J'ai ensuite été acceptée à la Kirov
Academy of Ballet, à Washington DC. A quatorze ans, je me suis
donc retrouvée interne là-bas. Ce fut une très
bonne expérience. J'avais des professeurs russes qui venaient du
Kirov pour le programme académique. On dansait des petits solos
tout le temps, on avait également la possibilité
d'assister à des représentations de l'ABT quand ils
venaient en tournée à Washington. Par ailleurs,
j'étais entourée de gens qui partageaient la même
passion que moi et qui voulaient eux aussi en faire leur
carrière. Après deux années à Washington,
je me suis dit que j'avais reçu de l'Académie tout ce
qu'il était possible d'en recevoir. Mais je voulais davantage.
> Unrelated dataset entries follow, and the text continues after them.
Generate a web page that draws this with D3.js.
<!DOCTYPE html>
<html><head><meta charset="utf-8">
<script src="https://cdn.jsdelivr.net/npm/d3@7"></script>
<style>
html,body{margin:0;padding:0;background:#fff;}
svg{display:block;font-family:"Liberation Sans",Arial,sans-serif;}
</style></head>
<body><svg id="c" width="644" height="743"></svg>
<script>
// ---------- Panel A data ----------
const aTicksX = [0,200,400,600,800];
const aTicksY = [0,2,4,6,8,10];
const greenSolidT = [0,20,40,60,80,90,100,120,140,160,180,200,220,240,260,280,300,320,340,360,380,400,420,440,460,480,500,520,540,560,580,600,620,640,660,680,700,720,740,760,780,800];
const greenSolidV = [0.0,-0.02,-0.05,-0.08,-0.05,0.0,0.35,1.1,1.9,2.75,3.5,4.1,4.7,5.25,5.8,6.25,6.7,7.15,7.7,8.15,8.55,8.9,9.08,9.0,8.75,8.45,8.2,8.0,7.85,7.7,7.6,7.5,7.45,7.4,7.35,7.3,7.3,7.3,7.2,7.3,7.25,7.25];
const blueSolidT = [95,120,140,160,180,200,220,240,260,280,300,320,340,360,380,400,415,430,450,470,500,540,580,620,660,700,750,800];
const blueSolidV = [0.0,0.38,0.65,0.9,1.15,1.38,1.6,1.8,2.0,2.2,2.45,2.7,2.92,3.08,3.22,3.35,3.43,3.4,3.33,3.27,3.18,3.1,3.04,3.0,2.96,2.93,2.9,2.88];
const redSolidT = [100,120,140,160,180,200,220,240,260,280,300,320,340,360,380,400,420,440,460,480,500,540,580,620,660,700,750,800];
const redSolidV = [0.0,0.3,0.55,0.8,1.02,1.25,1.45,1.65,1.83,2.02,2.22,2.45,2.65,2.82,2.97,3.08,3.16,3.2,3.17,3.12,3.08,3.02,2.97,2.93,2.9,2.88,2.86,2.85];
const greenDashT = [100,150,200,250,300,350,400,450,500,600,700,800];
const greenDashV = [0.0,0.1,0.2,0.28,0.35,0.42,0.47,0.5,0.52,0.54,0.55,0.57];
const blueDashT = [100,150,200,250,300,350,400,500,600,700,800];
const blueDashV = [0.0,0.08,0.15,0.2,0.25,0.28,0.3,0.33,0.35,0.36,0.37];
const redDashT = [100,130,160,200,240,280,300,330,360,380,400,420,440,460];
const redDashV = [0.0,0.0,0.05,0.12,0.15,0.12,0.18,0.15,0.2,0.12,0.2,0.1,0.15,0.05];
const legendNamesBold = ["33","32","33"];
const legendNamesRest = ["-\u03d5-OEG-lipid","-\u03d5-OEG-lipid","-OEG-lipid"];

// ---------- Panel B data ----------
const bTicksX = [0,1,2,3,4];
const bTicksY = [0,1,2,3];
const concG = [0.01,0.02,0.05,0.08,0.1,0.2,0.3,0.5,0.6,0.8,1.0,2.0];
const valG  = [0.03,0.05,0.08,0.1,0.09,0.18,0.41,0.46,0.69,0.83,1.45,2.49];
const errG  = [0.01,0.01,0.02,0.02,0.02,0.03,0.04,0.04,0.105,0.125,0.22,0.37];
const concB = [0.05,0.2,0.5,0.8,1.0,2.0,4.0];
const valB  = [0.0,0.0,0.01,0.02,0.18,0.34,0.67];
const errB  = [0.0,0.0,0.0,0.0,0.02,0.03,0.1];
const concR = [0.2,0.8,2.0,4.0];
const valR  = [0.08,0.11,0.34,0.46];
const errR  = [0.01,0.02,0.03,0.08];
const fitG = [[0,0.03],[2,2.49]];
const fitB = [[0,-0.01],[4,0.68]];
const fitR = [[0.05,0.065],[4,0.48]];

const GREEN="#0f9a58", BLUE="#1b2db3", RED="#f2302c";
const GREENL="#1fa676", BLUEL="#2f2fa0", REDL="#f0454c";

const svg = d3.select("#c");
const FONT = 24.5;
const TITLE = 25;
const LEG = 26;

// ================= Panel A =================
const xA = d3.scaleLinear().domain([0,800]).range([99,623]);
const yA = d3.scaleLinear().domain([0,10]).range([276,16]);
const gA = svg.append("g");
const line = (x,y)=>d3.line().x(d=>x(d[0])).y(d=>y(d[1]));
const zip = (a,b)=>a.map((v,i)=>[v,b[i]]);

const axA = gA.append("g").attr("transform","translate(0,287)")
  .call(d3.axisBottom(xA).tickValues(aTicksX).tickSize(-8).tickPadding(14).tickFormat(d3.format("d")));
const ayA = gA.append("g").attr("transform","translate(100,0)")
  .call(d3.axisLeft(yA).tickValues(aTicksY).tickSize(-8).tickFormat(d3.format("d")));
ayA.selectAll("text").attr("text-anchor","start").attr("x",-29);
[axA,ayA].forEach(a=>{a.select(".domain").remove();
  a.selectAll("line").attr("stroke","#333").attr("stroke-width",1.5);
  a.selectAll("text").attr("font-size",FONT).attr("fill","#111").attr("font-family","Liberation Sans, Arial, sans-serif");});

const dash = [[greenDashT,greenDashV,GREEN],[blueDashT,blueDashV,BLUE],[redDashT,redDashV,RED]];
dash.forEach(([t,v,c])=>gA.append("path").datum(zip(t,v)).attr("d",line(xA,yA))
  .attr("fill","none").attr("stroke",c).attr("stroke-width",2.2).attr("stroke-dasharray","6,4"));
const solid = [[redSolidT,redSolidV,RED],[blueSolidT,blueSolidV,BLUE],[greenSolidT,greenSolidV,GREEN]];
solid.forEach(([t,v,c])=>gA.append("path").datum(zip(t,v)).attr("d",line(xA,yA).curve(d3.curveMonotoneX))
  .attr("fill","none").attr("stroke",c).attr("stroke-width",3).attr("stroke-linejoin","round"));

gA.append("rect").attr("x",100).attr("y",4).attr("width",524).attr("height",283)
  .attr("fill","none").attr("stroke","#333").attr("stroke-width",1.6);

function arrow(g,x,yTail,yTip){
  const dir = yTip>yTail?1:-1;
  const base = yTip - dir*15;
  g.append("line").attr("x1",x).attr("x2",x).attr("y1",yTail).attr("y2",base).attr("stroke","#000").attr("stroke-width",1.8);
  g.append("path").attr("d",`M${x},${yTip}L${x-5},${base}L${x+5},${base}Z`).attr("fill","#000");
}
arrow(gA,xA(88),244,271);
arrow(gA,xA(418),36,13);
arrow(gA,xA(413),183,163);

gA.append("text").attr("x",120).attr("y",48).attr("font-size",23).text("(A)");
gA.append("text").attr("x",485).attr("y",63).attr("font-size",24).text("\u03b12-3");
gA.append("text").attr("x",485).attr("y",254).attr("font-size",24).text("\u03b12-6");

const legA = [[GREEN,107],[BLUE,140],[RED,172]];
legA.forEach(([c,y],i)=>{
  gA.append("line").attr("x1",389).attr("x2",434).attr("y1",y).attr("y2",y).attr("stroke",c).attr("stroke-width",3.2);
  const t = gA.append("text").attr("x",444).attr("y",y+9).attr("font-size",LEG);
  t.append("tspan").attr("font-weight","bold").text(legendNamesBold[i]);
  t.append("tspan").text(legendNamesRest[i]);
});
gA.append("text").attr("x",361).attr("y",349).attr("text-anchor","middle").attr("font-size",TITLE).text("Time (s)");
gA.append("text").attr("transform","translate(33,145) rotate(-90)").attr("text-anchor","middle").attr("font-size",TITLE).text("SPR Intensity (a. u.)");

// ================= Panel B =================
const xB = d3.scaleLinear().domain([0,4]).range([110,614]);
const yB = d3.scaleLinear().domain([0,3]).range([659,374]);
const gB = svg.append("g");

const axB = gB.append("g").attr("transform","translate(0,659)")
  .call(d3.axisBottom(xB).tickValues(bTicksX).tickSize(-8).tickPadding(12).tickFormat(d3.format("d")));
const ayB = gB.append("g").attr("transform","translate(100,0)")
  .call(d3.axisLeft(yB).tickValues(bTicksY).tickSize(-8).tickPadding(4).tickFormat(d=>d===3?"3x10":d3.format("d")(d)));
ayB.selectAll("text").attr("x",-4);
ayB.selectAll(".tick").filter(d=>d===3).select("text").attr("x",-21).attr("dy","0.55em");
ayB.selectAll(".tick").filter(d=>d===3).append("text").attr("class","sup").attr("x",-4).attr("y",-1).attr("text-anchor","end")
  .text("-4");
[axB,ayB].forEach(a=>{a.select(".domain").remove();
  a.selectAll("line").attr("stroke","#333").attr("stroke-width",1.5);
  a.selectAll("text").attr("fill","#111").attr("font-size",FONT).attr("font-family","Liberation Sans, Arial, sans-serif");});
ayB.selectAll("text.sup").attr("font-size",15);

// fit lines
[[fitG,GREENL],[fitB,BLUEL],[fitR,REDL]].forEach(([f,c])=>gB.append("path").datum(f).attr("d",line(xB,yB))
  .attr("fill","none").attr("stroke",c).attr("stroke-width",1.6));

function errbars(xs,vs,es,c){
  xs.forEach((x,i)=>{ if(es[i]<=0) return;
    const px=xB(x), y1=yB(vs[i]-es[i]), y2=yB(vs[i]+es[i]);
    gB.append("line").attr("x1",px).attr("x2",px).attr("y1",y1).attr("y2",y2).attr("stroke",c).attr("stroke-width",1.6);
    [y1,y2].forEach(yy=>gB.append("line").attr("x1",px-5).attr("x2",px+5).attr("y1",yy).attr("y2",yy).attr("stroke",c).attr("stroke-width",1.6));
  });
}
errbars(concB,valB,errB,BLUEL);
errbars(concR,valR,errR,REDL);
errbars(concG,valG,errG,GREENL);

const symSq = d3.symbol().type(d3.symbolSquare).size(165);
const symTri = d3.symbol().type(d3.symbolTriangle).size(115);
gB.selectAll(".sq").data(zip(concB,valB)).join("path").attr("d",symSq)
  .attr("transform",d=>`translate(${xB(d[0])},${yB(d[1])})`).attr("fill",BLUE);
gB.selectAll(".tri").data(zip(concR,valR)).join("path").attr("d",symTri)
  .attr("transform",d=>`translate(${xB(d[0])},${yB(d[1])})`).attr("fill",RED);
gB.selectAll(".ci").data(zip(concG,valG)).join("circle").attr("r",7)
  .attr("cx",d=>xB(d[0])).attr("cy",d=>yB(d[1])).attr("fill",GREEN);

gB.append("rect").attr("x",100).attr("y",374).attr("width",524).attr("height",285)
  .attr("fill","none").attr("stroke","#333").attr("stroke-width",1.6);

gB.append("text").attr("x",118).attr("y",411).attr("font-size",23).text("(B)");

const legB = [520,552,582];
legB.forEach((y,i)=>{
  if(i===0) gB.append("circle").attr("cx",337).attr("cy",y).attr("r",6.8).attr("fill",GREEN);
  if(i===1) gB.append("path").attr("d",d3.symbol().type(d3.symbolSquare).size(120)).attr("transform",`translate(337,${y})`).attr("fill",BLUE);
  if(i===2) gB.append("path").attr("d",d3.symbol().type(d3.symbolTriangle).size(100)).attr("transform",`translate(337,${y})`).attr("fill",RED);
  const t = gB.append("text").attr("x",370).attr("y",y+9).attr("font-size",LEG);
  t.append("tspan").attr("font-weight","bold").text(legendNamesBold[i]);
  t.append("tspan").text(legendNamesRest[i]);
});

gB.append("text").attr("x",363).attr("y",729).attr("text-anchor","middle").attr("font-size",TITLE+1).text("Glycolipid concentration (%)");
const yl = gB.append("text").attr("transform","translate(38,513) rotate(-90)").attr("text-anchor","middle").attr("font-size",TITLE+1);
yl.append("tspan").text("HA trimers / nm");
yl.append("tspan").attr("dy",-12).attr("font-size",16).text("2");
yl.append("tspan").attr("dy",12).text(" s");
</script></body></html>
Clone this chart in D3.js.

Durant ces deux années à Washington, j'ai obtenu des
bourses, j'ai participé à des compétitions comme
le Youth America Grand Prix et chaque fois, je posais la même
question aux gens autour de moi. J'ai rencontré pour la
première fois Cynthia Harvey, qui est à présent
présidente du jury du Prix de Lausanne, lors d'un stage
d'été à la Royal Ballet School. C'est elle qui
donnait le cours et je lui ai demandé : «Qui,
d'après vous, serait le meilleur professeur pour moi? Je cherche
un mentor». Je pense qu'il n'était pas seulement important
pour moi d'être dans une bonne école, il me fallait aussi
avoir un professeur susceptible de m'apporter tout ce dont j'avais
vraiment besoin. Et toutes les personnes à qui je posais cette
question aux États-Unis ou à Londres m'ont donné
le même nom, tous m'ont répondu la même chose :
«Tu devrais aller travailler avec Marika Besobrasova».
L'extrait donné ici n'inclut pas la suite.